Unter dem Namen Ivy Bridge verkauft Intel seit Ende April die dritte Generation seiner Core-i-Prozessoren mit integrierter GPU. Die erste Ziffer ihrer Modellnummer ist immer eine 3. Für Ivy Bridge hat Intel die Chipstrukturen nach eigenen Angaben von 32 auf 22 Nanometer geschrumpft.
Core-i-Prozessoren der zweiten Generation, die an der 2 als erster Ziffer der vierstelligen Modellnummer zu erkennen sind, verschwinden aber nicht sofort vom Markt. Denn Ivy Bridge gibt es erst einmal nur als i5- und i7-CPUs für höherpreisige Geräte. Günstigere i3-, Pentium- und Celeron-CPUs sind vorerst nur in der älteren Sandy-Bridge-Bauweise verfügbar.
Was die Rechenleistung der CPU anbelangt, ist Sandy Bridge noch nicht abgemeldet, sagt Windeck. „Bei gleicher Taktfrequenz sind die Veränderungen nur gering.“ Der Geschwindigkeitszuwachs sei bei den mobilen Ivy-Brige-CPUs aber etwas größer als bei den Desktop-Chips.
Die Chiphersteller schrumpfen die Strukturen nicht nur, um mehr Transistoren auf kleinerer Fläche unterbringen zu können. Wenn der Chip kleiner wird, können aus einem Halbleiter-Rohling mehr CPUs gemacht werden. „Je kleiner die Strukturen, desto schwieriger wird es aber, die Hitze abzuführen“, erklärt Prof. Heinrich Theodor Vierhaus von der Brandenburgischen Technischen Universität Cottbus.
Doch Hitze und hoher Takt wirken sich negativ auf die Lebensdauer eines Chips aus. „Wenn man die Performance nicht unbedingt braucht, sollte man größere Strukturen wählen“, rät der Informatiker. „Je mehr Kerne niedrig getaktet, desto größer die Lebensdauer.“
Auch wenn die integrierten GPUs schon viel leisten, brauchen aktuelle Blockbuster-Spiele weiter eine Extra-Grafikkarte.
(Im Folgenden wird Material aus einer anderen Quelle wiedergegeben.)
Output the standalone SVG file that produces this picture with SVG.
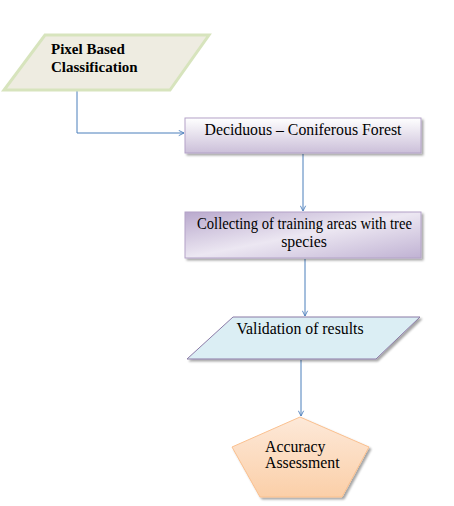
<svg xmlns="http://www.w3.org/2000/svg" width="454" height="506" viewBox="0 0 454 506">
<defs>
<style>
.t{font-family:"Liberation Serif","Times New Roman",serif;font-size:15.8px;fill:#000}
.b{font-weight:bold;font-size:15px}
.c{fill:none;stroke:#4a7ebb;stroke-width:1}
</style>
<marker id="a" viewBox="0 0 8 8" refX="7" refY="4" markerWidth="7" markerHeight="7" orient="auto" markerUnits="userSpaceOnUse">
<path d="M1,1 L7,4 L1,7" fill="none" stroke="#4a7ebb" stroke-width="1"/>
</marker>
<linearGradient id="g1" x1="0" y1="0" x2="0" y2="1">
<stop offset="0" stop-color="#ffffff"/><stop offset="1" stop-color="#cbbfd9"/>
</linearGradient>
<linearGradient id="g2" x1="0" y1="0" x2="1" y2="1">
<stop offset="0" stop-color="#b9a9cd"/><stop offset="0.5" stop-color="#ece7f2"/><stop offset="1" stop-color="#c0b2d3"/>
</linearGradient>
<linearGradient id="g3" x1="0" y1="0" x2="0" y2="1">
<stop offset="0" stop-color="#fde9d9"/><stop offset="1" stop-color="#fbcfa8"/>
</linearGradient>
<filter id="s" x="-10%" y="-10%" width="130%" height="140%">
<feDropShadow dx="2" dy="2" stdDeviation="0.8" flood-color="#000" flood-opacity="0.35"/>
</filter>
</defs>
<g id="connectors">
<path class="c" d="M77,90 V133 H184" marker-end="url(#a)"/>
<path class="c" d="M303,154 V211" marker-end="url(#a)"/>
<path class="c" d="M305,259 V316" marker-end="url(#a)"/>
<path class="c" d="M301,360 V416" marker-end="url(#a)"/>
</g>
<g id="n1">
<polygon points="45,35 209,35 170,90 4,90" fill="#eeece1" stroke="#d7e4bd" stroke-width="3"/>
<text class="t b" x="51" y="54">Pixel Based</text>
<text class="t b" x="51" y="72">Classification</text>
</g>
<g id="n2">
<rect x="185" y="118" width="236" height="35" fill="url(#g1)" stroke="#b3a2c7" stroke-width="1" filter="url(#s)"/>
<text class="t" x="303" y="135" text-anchor="middle">Deciduous – Coniferous Forest</text>
</g>
<g id="n3">
<rect x="185" y="212" width="236" height="46" fill="url(#g2)" stroke="#b3a2c7" stroke-width="1" filter="url(#s)"/>
<text class="t" x="197" y="229" textLength="215" lengthAdjust="spacingAndGlyphs">Collecting of training areas with tree</text>
<text class="t" x="304" y="247" text-anchor="middle">species</text>
</g>
<g id="n4">
<polygon points="233,317 420,317 376,359 187,359" fill="#dbeef4" stroke="#8a7aa6" stroke-width="1" filter="url(#s)"/>
<text class="t" x="300" y="334" text-anchor="middle">Validation of results</text>
</g>
<g id="n5">
<polygon points="300,417 369,447 342,497 260,497 232,447" fill="url(#g3)" stroke="#fac08f" stroke-width="1" filter="url(#s)"/>
<text class="t" x="265" y="452">Accuracy</text>
<text class="t" x="265" y="468">Assessment</text>
</g>
</svg>
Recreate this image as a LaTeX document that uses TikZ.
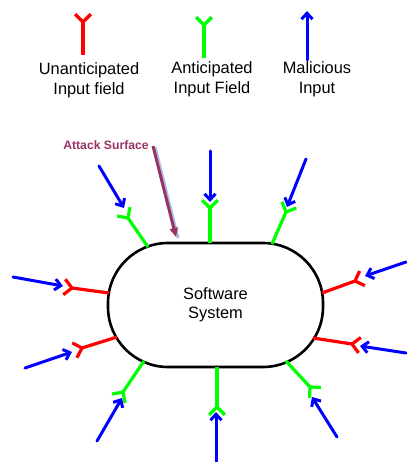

Und: „Es kommt immer auf das Gesamtpaket an“, sagt Windeck. Man sollte sich nicht nur auf die CPU konzentrieren, sondern den Wunschrechner ausprobieren, Anwendungen testen und bei Notebooks Dicke, Gewicht, Display, Tastatur, Akkulaufzeit und Lautstärke unter Volllast prüfen.